Eine Studie des US-Versicherungsinstituts IIHS bestätigt dieses Problem eindrucksvoll: Sie zeigt, dass 42 % der Autopilot-Nutzer das System so behandeln, als wäre es ein vollständig autonomes Fahrsystem. Sie nehmen die Hände vom Lenkrad, schauen auf ihr Handy oder wenden sich vom Verkehr ab – Verhaltensweisen, die bei einem Level-2-System grob fahrlässig und rechtlich unzulässig sind. Im Falle eines Unfalls würde hier der sogenannte Anscheinsbeweis greifen, der dem Fahrer die volle Schuld zuschreibt, da er seiner Überwachungspflicht nicht nachgekommen ist.
Schon 2016 kam das deutsche Bundesverkehrsministerium in einem internen Gutachten zu einem vernichtenden Urteil über die Fähigkeiten des Systems. Darin heißt es, die untersuchten Fahrzeuge seien eine „erhebliche Verkehrsgefährdung“. Dies unterstreicht die kritische Haltung der deutschen Behörden gegenüber Systemen, deren Benennung mehr verspricht, als die Technik und die Gesetzgebung erlauben. Das Bundesverkehrsministerium formulierte es unmissverständlich:
Die untersuchten Fahrzeuge […] sind nicht so gebaut und ausgerüstet, dass ihr verkehrsüblicher Betrieb niemanden schädigt oder mehr als unvermeidbar gefährdet, behindert oder belästigt.
– Bundesverkehrsministerium, Gutachten über Tesla Model S (2016)
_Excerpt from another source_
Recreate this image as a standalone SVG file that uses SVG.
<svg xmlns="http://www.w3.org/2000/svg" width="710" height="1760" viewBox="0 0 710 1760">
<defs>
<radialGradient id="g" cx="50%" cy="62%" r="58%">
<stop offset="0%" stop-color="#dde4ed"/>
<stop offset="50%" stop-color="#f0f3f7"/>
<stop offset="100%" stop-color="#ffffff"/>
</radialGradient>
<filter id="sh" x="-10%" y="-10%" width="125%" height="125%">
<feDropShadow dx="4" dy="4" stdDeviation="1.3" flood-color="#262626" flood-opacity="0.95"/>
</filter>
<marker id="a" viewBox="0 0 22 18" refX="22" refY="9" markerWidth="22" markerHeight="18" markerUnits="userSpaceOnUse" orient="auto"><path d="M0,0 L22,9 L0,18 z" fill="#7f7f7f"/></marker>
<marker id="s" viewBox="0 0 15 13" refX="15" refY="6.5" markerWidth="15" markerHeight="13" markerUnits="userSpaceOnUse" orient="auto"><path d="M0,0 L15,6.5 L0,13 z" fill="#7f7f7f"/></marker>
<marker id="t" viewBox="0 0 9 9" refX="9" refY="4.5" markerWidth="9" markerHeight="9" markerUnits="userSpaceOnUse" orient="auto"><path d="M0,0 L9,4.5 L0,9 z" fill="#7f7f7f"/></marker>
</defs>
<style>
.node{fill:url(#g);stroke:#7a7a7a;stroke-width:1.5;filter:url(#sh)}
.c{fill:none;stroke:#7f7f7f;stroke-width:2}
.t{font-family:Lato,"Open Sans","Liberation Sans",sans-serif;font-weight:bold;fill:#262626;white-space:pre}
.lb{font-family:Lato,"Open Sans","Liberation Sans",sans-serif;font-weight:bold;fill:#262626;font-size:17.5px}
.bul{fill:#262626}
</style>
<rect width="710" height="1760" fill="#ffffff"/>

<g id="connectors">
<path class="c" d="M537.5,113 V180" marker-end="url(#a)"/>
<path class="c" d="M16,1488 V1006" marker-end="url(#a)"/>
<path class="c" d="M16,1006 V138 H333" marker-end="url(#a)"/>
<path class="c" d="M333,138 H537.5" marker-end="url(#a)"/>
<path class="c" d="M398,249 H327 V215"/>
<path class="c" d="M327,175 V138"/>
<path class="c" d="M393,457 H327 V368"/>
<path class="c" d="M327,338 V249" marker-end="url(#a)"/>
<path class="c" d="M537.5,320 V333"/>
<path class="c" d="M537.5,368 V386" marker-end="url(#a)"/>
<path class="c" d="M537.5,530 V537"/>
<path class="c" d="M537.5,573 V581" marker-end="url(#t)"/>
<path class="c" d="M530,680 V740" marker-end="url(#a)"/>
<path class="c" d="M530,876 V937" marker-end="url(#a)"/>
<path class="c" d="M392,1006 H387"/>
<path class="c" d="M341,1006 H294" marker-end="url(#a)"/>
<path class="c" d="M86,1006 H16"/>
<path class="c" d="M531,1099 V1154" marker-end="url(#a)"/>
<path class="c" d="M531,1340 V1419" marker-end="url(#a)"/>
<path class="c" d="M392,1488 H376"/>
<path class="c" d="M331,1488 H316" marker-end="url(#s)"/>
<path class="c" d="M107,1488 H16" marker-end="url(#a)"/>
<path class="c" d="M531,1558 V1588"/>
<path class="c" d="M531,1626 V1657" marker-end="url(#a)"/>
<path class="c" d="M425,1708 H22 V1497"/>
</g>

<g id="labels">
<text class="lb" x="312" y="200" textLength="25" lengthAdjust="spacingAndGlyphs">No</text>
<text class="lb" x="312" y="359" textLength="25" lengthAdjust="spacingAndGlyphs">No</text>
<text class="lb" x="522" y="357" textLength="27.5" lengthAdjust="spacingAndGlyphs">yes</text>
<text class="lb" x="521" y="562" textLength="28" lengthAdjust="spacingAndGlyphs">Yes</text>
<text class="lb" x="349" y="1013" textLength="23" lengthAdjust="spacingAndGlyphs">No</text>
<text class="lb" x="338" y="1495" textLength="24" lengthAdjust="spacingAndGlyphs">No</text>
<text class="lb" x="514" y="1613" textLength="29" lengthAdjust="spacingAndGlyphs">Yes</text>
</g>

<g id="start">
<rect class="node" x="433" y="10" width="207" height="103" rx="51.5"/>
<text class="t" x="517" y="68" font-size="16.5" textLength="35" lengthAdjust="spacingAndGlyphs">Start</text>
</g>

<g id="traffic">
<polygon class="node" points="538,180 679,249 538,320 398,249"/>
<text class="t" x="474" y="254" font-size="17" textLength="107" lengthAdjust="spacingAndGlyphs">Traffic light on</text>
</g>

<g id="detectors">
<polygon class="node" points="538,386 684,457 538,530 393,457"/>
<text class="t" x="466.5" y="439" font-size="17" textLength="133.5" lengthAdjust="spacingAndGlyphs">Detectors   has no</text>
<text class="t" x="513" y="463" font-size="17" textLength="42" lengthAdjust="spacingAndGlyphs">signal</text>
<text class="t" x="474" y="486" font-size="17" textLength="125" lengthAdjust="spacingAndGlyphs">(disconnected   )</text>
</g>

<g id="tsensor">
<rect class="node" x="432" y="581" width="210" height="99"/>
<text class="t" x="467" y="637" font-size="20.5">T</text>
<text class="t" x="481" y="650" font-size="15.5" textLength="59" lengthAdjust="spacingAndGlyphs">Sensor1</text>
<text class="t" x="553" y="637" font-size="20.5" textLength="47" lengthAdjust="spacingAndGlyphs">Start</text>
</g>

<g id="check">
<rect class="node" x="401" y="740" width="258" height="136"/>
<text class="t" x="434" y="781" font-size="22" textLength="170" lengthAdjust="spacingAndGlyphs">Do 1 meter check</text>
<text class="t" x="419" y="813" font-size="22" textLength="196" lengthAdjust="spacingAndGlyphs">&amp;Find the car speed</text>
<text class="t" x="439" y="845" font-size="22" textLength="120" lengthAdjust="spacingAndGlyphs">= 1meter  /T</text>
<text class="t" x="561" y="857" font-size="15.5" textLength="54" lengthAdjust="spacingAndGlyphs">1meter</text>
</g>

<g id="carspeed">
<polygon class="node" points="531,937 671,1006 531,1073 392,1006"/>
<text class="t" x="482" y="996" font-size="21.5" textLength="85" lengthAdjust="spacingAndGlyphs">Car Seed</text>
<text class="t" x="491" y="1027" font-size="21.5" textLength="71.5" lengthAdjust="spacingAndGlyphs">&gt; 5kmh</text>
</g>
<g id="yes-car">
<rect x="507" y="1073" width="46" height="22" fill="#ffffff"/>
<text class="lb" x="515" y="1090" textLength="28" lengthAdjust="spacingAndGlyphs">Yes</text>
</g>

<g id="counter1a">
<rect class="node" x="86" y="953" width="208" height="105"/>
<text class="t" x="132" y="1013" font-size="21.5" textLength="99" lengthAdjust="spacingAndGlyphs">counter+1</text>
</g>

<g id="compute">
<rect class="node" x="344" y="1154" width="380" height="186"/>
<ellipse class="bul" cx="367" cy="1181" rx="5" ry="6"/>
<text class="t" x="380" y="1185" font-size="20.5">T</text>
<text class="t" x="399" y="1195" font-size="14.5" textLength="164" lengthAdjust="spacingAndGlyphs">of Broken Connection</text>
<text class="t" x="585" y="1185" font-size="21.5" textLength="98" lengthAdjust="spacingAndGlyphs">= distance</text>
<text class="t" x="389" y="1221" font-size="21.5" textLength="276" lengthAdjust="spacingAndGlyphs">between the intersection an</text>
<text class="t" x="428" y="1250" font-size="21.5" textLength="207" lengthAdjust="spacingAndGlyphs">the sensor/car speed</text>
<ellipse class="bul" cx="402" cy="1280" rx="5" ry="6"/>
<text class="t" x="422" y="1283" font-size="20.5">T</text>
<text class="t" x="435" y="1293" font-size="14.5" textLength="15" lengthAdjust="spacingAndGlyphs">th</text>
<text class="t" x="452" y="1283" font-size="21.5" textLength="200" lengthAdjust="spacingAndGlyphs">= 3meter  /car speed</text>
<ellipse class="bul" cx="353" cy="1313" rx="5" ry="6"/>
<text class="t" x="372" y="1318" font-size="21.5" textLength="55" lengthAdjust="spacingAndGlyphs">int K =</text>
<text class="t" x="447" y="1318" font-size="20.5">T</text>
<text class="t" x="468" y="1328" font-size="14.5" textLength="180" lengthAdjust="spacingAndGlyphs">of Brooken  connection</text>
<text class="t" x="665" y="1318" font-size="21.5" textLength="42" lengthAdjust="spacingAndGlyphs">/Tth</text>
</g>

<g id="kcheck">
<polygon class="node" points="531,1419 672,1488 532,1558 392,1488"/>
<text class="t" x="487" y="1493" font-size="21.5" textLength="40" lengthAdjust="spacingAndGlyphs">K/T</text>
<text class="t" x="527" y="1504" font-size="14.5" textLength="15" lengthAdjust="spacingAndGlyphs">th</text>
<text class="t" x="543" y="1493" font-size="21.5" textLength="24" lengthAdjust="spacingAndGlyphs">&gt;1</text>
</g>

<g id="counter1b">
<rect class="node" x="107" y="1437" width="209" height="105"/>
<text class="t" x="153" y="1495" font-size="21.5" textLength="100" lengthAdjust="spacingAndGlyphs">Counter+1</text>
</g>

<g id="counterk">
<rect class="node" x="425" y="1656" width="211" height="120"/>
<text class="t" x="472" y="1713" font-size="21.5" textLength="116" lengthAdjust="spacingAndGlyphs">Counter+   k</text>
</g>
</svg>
Dieses Zitat verdeutlicht die Kluft zwischen der technischen Funktionsweise und der Anforderung an die Verkehrssicherheit nach deutschem Recht. Für Sie als Fahrer bedeutet das: Der Name des Systems ist irrelevant. Entscheidend ist allein die offizielle Einstufung, die Ihre Pflichten und Ihre Haftung definiert.
Wie Sie in 3 Minuten verstehen, was SAE Level 0 bis 5 bedeutet und was Ihr Auto kann
Um sich aus der Marketing-Falle zu befreien, ist das Verständnis der international gültigen SAE-Level unerlässlich. Diese fünf Stufen (plus Level 0) sind keine Produktnamen, sondern ein technischer und juristischer Standard, der genau definiert, wer wann die Verantwortung trägt: der Fahrer oder das System. Der entscheidende Wendepunkt ist der Übergang von Level 2 zu Level 3, denn erst hier findet eine bedingte Haftungsübergabe vom Menschen an die Maschine statt.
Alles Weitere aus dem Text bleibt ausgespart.